Wednesday Jan 24 Assignment
- Review
Pandey and Pratt carefully and note what elements constitute a literacy
narrative and an autoethnography—according to these two examples.
- Email
me and tell me which of the Selfe and Hawisher narratives you want to
read. I’ll copy the two most requested chapters.
- Bring
your laptops in and use the wireless network to get on line. Robert can
give you alternative passwords for other areas of English. You’ll each connect
your laptop with the projector. Purpose: you can now take your laptop and
the projector into your classroom if you wish—and other things.
- Friend
everyone. I forgot to copy the list so I’ll have to wait for you all to
friend me so that I can accept.
- Keep
fiddling with your myspace accounts—see what else you can do. Set up your
blog.
- Write
in your blog. For sure do the following: compose a couple of anecdotes
from your literate life. Note that Pandey’s anecdotal moment—which he
comes back to at least once—is the letter in Nepali to his neighbor from
her son in the British Army—a letter with some English words in the
middle. He says “I was flabberghasted by my failure to decipher . . .

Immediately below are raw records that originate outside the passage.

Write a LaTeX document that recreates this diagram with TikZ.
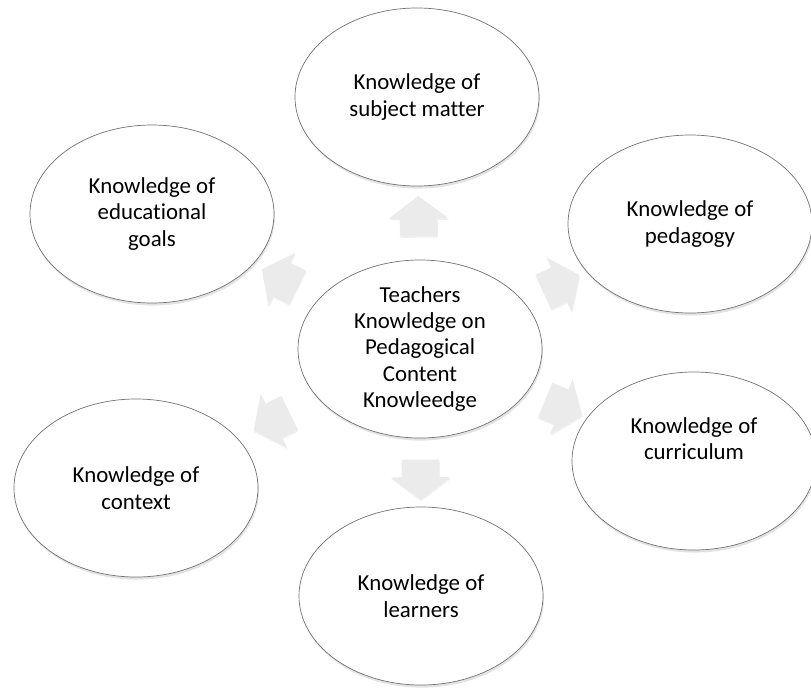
\documentclass[tikz,border=0pt]{standalone}
\usepackage{fontspec}
\setmainfont{Carlito}[Ligatures=NoCommon]
\usetikzlibrary{shapes.geometric,shapes.arrows,shadows}

\tikzset{
	know/.style={ellipse, draw=black!55, line width=0.6pt, fill=white, minimum width=7.32cm, minimum height=5.34cm, inner sep=0pt, align=center, font=\fontsize{19.5}{22.5}\selectfont, drop shadow={shadow xshift=0.8pt, shadow yshift=-2.2pt, opacity=0.22}},
	blockarrow/.style={single arrow, single arrow tip angle=106, single arrow head extend=0.33cm, minimum height=1.2cm, inner xsep=0pt, inner ysep=0.555cm, fill=black!8, draw=none, sloped, allow upside down, drop shadow={shadow xshift=0.5pt, shadow yshift=-1.5pt, opacity=0.12}}
}

\begin{document}
\begin{tikzpicture}[x=0.03cm, y=-0.03cm]
			%%%%% START %%%%%
			\useasboundingbox (0, 0) rectangle (811, 688);
			
			\node[know] (core) at (420, 349) {Teachers\\Knowledge on\\Pedagogical\\Content\\Knowleedge};
			
			\node[know] (top) at (417, 97) {Knowledge of\\subject matter};
			\node[know] (goal) at (152, 214) {Knowledge of\\educational\\goals};
			\node[know] (peda) at (690, 224) {Knowledge of\\pedagogy};
			\node[know] (curr) at (694, 461) {Knowledge of\\curriculum\\[0.8em]};
			\node[know] (cont) at (136, 488) {Knowledge of\\context};
			\node[know] (learn) at (421, 596) {Knowledge of\\learners};
			
			\foreach \k in {top, goal, peda, curr, cont, learn}
				\path (core) -- node[blockarrow] (arr-\k) {} (\k);
			
			%%%%% END %%%%%
		\end{tikzpicture}
\end{document}
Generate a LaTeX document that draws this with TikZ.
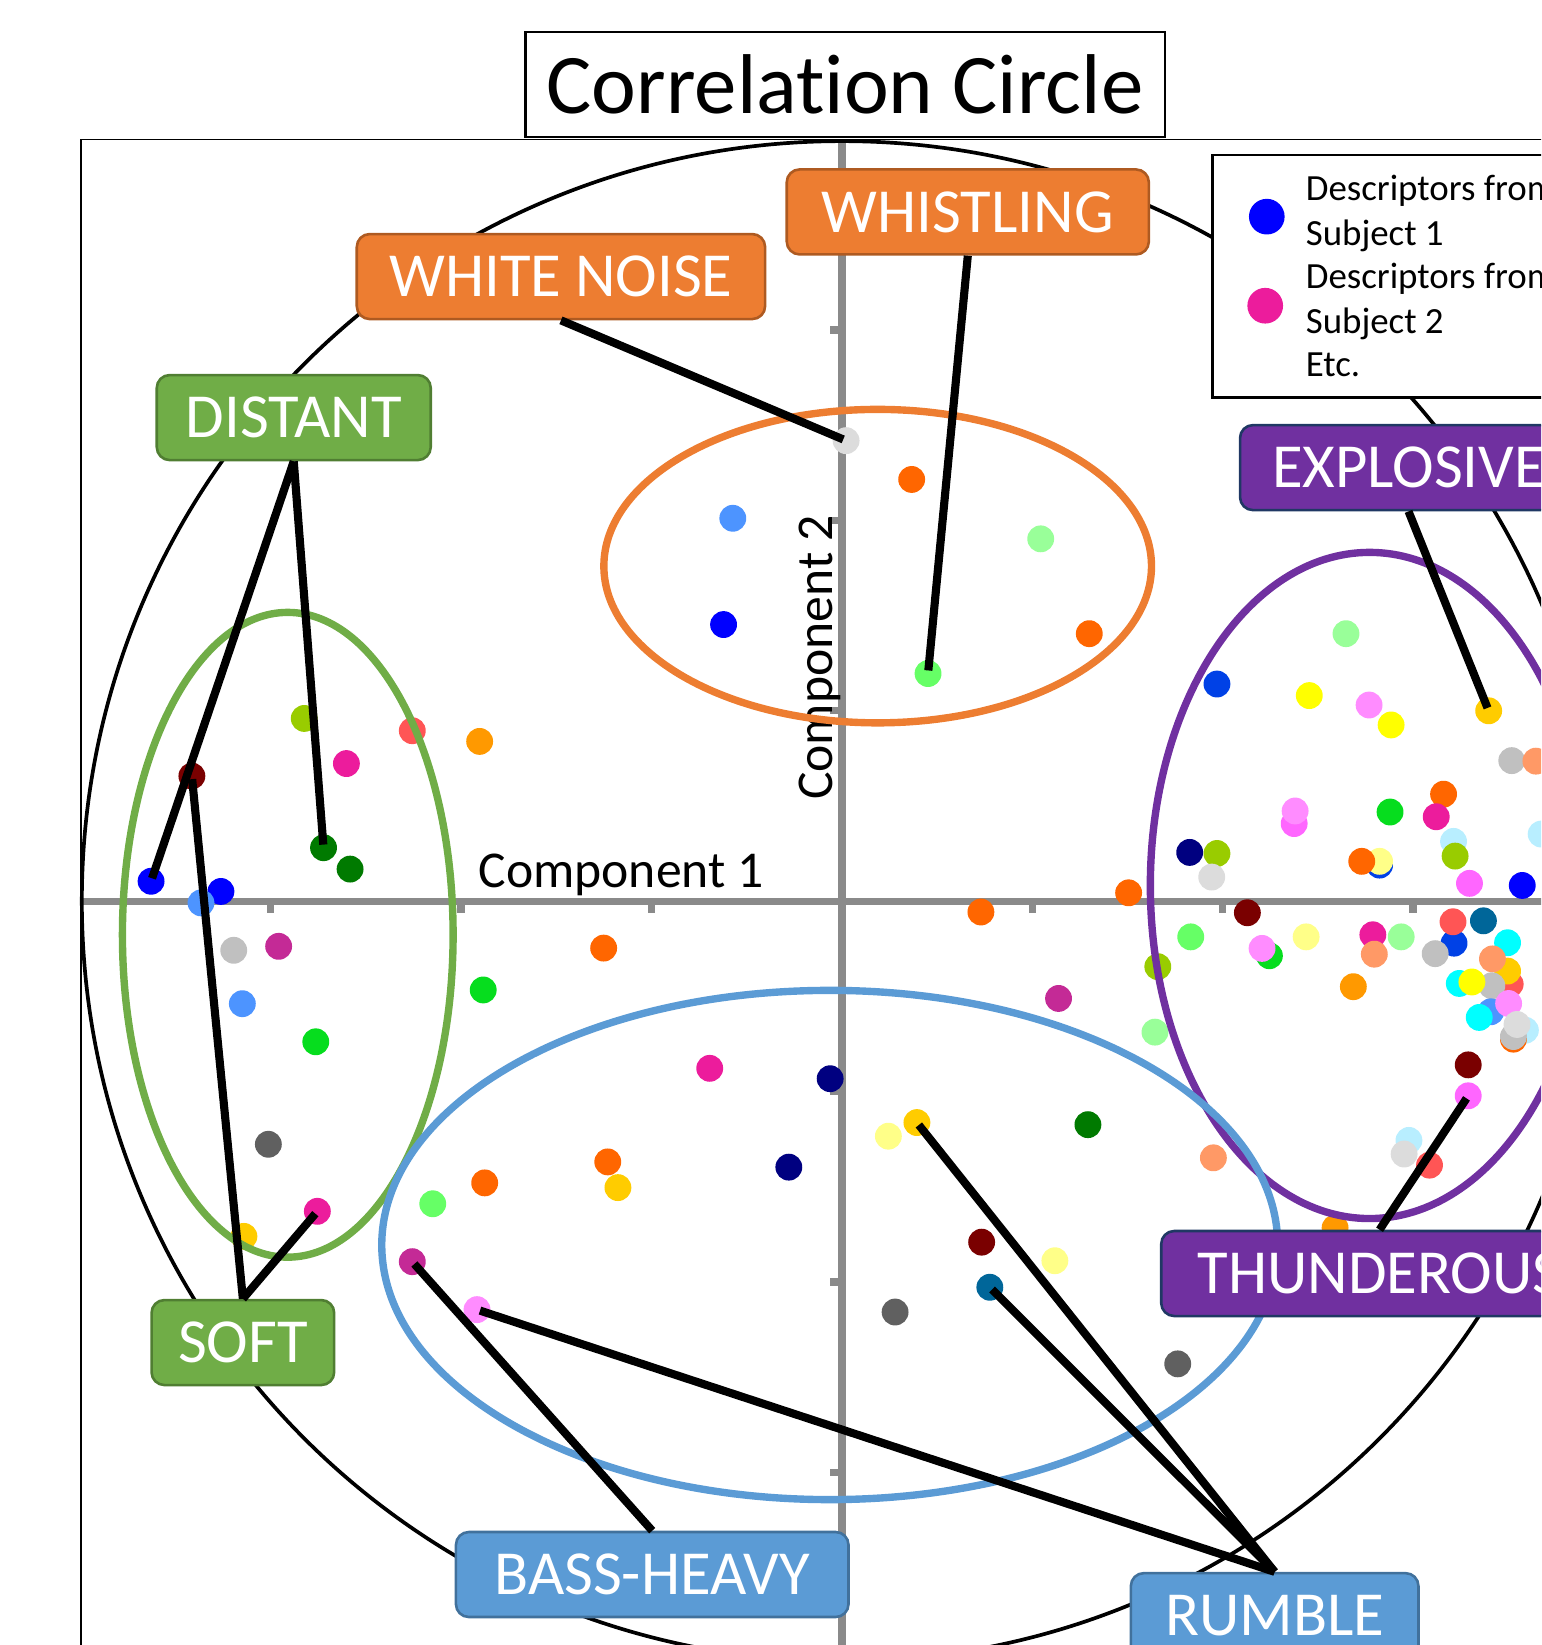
\documentclass[tikz,border=0pt]{standalone}
\usepackage{fontspec}
\setmainfont{Carlito}[Ligatures=NoCommon]
% point colours
\definecolor{dBlue}{HTML}{0000FF}
\definecolor{dRoyal}{HTML}{0041E6}
\definecolor{dSky}{HTML}{4D94FF}
\definecolor{dMagenta}{HTML}{EC1C9C}
\definecolor{dPlum}{HTML}{C42A96}
\definecolor{dPink}{HTML}{FF8CFF}
\definecolor{dHotPink}{HTML}{FF66FF}
\definecolor{dOrange}{HTML}{FF6600}
\definecolor{dAmber}{HTML}{FF9900}
\definecolor{dGold}{HTML}{FFCC00}
\definecolor{dYellow}{HTML}{FFFF00}
\definecolor{dCream}{HTML}{FFFF88}
\definecolor{dSalmon}{HTML}{FF9966}
\definecolor{dCoral}{HTML}{FF5555}
\definecolor{dMaroon}{HTML}{7A0000}
\definecolor{dMint}{HTML}{99FF99}
\definecolor{dLime}{HTML}{66FF66}
\definecolor{dGreen}{HTML}{06DD1E}
\definecolor{dForest}{HTML}{007A00}
\definecolor{dOlive}{HTML}{99CC00}
\definecolor{dNavy}{HTML}{000080}
\definecolor{dTeal}{HTML}{006699}
\definecolor{dCyan}{HTML}{00FFFF}
\definecolor{dIce}{HTML}{B8EEFF}
\definecolor{dSilver}{HTML}{C0C0C0}
\definecolor{dLight}{HTML}{DCDCDC}
\definecolor{dGrey}{HTML}{606060}
\definecolor{dAxis}{HTML}{8A8A8A}
% group colours
\definecolor{labOrange}{HTML}{ED7D31}
\definecolor{labOrangeEdge}{HTML}{AE5A21}
\definecolor{labGreen}{HTML}{70AD47}
\definecolor{labGreenEdge}{HTML}{507E32}
\definecolor{labPurple}{HTML}{7030A0}
\definecolor{labPurpleEdge}{HTML}{203864}
\definecolor{labBlue}{HTML}{5B9BD5}
\definecolor{labBlueEdge}{HTML}{41719C}
\begin{document}
\begin{tikzpicture}[x=0.01cm,y=-0.01cm,
  axisline/.style={draw=dAxis,line width=2pt},
  link/.style={line width=2.2pt,shorten >=-3pt},
  grouprim/.style={line width=2pt},
  blob/.style={circle,inner sep=0pt,minimum size=0.256cm},
  lab/.style={rounded corners=3.5pt,line width=0.7pt,text=white,inner sep=0pt,minimum height=0.81cm,font=\fontsize{17}{20}\selectfont},
  orangelab/.style={lab,fill=labOrange,draw=labOrangeEdge},
  greenlab/.style={lab,fill=labGreen,draw=labGreenEdge},
  purplelab/.style={lab,fill=labPurple,draw=labPurpleEdge},
  bluelab/.style={lab,fill=labBlue,draw=labBlueEdge}]
\useasboundingbox (0,0) rectangle (1469,1568);
\clip (0,0) rectangle (1469,1568);
% frame, axes and unit circle
\draw[line width=0.4pt] (77,133) rectangle (1600,1700);
\draw[axisline] (77,859) -- (1600,859);
\draw[axisline] (802.5,133) -- (802.5,1700);
\foreach \t in {258,439.5,621,984,1165.5,1347} \draw[axisline] (\t,859) -- (\t,870);
\foreach \t in {314.5,496,677.5,1040.5,1222,1403.5} \draw[axisline] (802.5,\t) -- (791,\t);
\draw[line width=1pt] (802.5,859) circle (724.5);
\node[anchor=base,font=\fontsize{14}{17}\selectfont] (comp1) at (592,845.6) {Component 1};
\node[anchor=base,rotate=90,font=\fontsize{14}{17}\selectfont] (comp2) at (794,626.5) {Component 2};
% points
\foreach \px/\py/\c in {869/457/dOrange,698.5/494/dSky,992/513.6/dMint,689.7/595.3/dBlue,1038.3/604/dOrange,
  290/684.8/dOlive,393/696.5/dCoral,457.2/706.7/dAmber,330.2/727.8/dMagenta,333.7/828.4/dForest,
  210.6/849.7/dBlue,191.6/860.6/dSky,222.8/905.8/dSilver,265.6/902/dPlum,231/956.7/dSky,301/993/dGreen,
  255.8/1090.7/dGrey,232.5/1178.5/dGold,460.6/943.6/dGreen,575.4/903.7/dOrange,
  676.5/1018.3/dMagenta,791.3/1028.2/dNavy,751.9/1112.5/dNavy,412.5/1147.4/dLime,462/1127.5/dOrange,
  579.3/1107.5/dOrange,589/1132/dGold,846.8/1083/dCream,1009/951.7/dPlum,1037/1072/dForest,
  935.7/1184/dMaroon,1005.5/1201.7/dCream,853.2/1250.6/dGrey,1122.6/1300/dGrey,1156.6/1103.6/dSalmon,
  935/869.3/dOrange,1075.8/851/dOrange,1103.6/921.4/dOlive,1100.9/983.8/dMint,1272.6/1170.4/dAmber,
  1283/604/dMint,1160/652/dRoyal,1248/663/dYellow,1305/672/dPink,1326/691/dYellow,1441/725/dSilver,
  1464/725.5/dSalmon,1376/757/dOrange,1369/778.5/dMagenta,1325/774/dGreen,1233.6/785/dHotPink,
  1234.5/773/dPink,1385.5/802/dIce,1387/816/dOlive,1469/795/dIce,1134/812.5/dNavy,1160/813.5/dOlive,
  1155/836/dLight,1315/824.6/dRoyal,1315/821/dCream,1298/821/dOrange,1400.7/842/dHotPink,1451/844/dBlue,
  1189/870/dMaroon,1135/893/dLime,1245/893/dCream,1308.6/891/dMagenta,1310/909.5/dSalmon,1335.6/893/dMint,
  1386/899/dRoyal,1385/878.6/dCoral,1368/909/dSilver,1414/877.7/dTeal,1210/911/dGreen,1203/904/dPink,
  1437/898.6/dCyan,1439.5/938/dCoral,1437/925.6/dGold,1422.6/914/dSalmon,1422/939.6/dSilver,
  1391/937.4/dCyan,1403/936/dYellow,1290/940.5/dAmber,1421/964.4/dSky,1438/956.5/dPink,1410/969.8/dCyan,
  1454/982/dIce,1442.6/990.5/dOrange,1442.6/988/dSilver,1446/976.5/dLight,1399.5/1015/dMaroon,
  1343/1087/dIce,1338.4/1100/dLight,1362.6/1110.6/dCoral}
  \fill[\c] (\px,\py) circle (12.8);
\node[blob,fill=dLight] (pnoise) at (806.5,420) {};
\node[blob,fill=dLime] (pwhistle) at (884.6,642) {};
\node[blob,fill=dBlue] (pdistA) at (144,840) {};
\node[blob,fill=dForest] (pdistB) at (308.4,808) {};
\node[blob,fill=dMaroon] (psoftA) at (182.9,739.7) {};
\node[blob,fill=dMagenta] (psoftB) at (302.5,1154.6) {};
\node[blob,fill=dPlum] (pbass) at (393,1202.6) {};
\node[blob,fill=dPink] (prumA) at (454.7,1248.3) {};
\node[blob,fill=dGold] (prumB) at (874,1070) {};
\node[blob,fill=dTeal] (prumC) at (943.5,1227) {};
\node[blob,fill=dGold] (pexpl) at (1419,677.5) {};
\node[blob,fill=dHotPink] (pthund) at (1399.5,1044.5) {};
% groups
\draw[grouprim,labOrange] (836.6,539.6) ellipse (261 and 149.4);
\draw[grouprim,labGreen] (274.3,891) ellipse (157.6 and 307.3);
\draw[grouprim,labPurple] (1305.5,844) ellipse (209 and 317.5);
\draw[grouprim,labBlue] (790.9,1186.7) ellipse (427 and 242.7);
% legend
\draw[line width=0.6pt,fill=white] (1155.7,147.8) rectangle (1620,378.8);
\fill[dBlue] (1207.5,206.5) circle (17);
\fill[dMagenta] (1206,291.4) circle (17);
\node[anchor=base west,inner sep=0pt,font=\fontsize{10}{12}\selectfont] (legA) at (1244,190.7) {Descriptors from};
\node[anchor=base west,inner sep=0pt,font=\fontsize{10}{12}\selectfont] (legB) at (1244,233.6) {Subject 1};
\node[anchor=base west,inner sep=0pt,font=\fontsize{10}{12}\selectfont] (legC) at (1244,274.9) {Descriptors from};
\node[anchor=base west,inner sep=0pt,font=\fontsize{10}{12}\selectfont] (legD) at (1244,317.8) {Subject 2};
\node[anchor=base west,inner sep=0pt,font=\fontsize{10}{12}\selectfont] (legE) at (1244,359) {Etc.};
% title
\node[draw,line width=0.6pt,fill=white,minimum width=6.09cm,minimum height=0.998cm,font=\fontsize{23}{28}\selectfont] (title) at (805.5,80.4) {Correlation Circle};
% labels
\node[orangelab,minimum width=3.45cm] (whistle) at (922.5,202) {WHISTLING};
\node[orangelab,minimum width=3.89cm] (wnoise) at (534.7,263.6) {WHITE NOISE};
\node[greenlab,minimum width=2.61cm] (distant) at (280,398) {DISTANT};
\node[purplelab,minimum width=3.21cm] (explo) at (1342.6,445.7) {EXPLOSIVE};
\node[purplelab,minimum width=4.16cm] (thund) at (1315,1213.9) {THUNDEROUS};
\node[greenlab,minimum width=1.74cm] (soft) at (231.5,1279.7) {SOFT};
\node[bluelab,minimum width=3.74cm] (bass) at (621.7,1500.8) {BASS-HEAVY};
\node[bluelab,minimum width=2.74cm] (rumble) at (1215,1540) {RUMBLE};
% connectors
\draw[link] (wnoise.south) -- (pnoise);
\draw[link] (whistle.south) -- (pwhistle);
\draw[link] (distant.south) -- (pdistA);
\draw[link] (distant.south) -- (pdistB);
\draw[link] (soft.north) -- (psoftA);
\draw[link] (soft.north) -- (psoftB);
\draw[link] (bass.north) -- (pbass);
\draw[link] (rumble.north) -- (prumA);
\draw[link] (rumble.north) -- (prumB);
\draw[link] (rumble.north) -- (prumC);
\draw[link] (explo.south) -- (pexpl);
\draw[link] (thund.north) -- (pthund);
\end{tikzpicture}
\end{document}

.” Such anecdotes may serve several
purposes: a) to just get you started thinking and writing, b) to situate
your practice and motives within a larger cultural/economic/social
situation, and/or c) to provide a framework for what else you want to say
(this is called the representative anecdote). I’ll post a couple of my own
anecdotes that have served me as “inventional sites.” You might also get started with your
hierarchizing project: which kinds of literacies do you value most, less,
least? How do you distinguish between your reading and writing literate
behaviors? (e.g., you may love novels but not write them). What do you
currently feel is your most valuable writing? Does this question have
complications we need to consider? You
can do other things with your blog as well if you wish.
- Read
someone’s blog; comment if you wish.
- Research
a) this history of myspace, and b) the stats on demographics and computer
access in New Mexico
(see Selfe and Hawisher p. 225). Notice the comment about access as but a
preliminary to the much needed teaching training (225). The course or
workshop designs you’re going to create will reflect your sense of what people should be doing with
media (practice) and why (ideology). Everything you
write or advocate writing is loaded.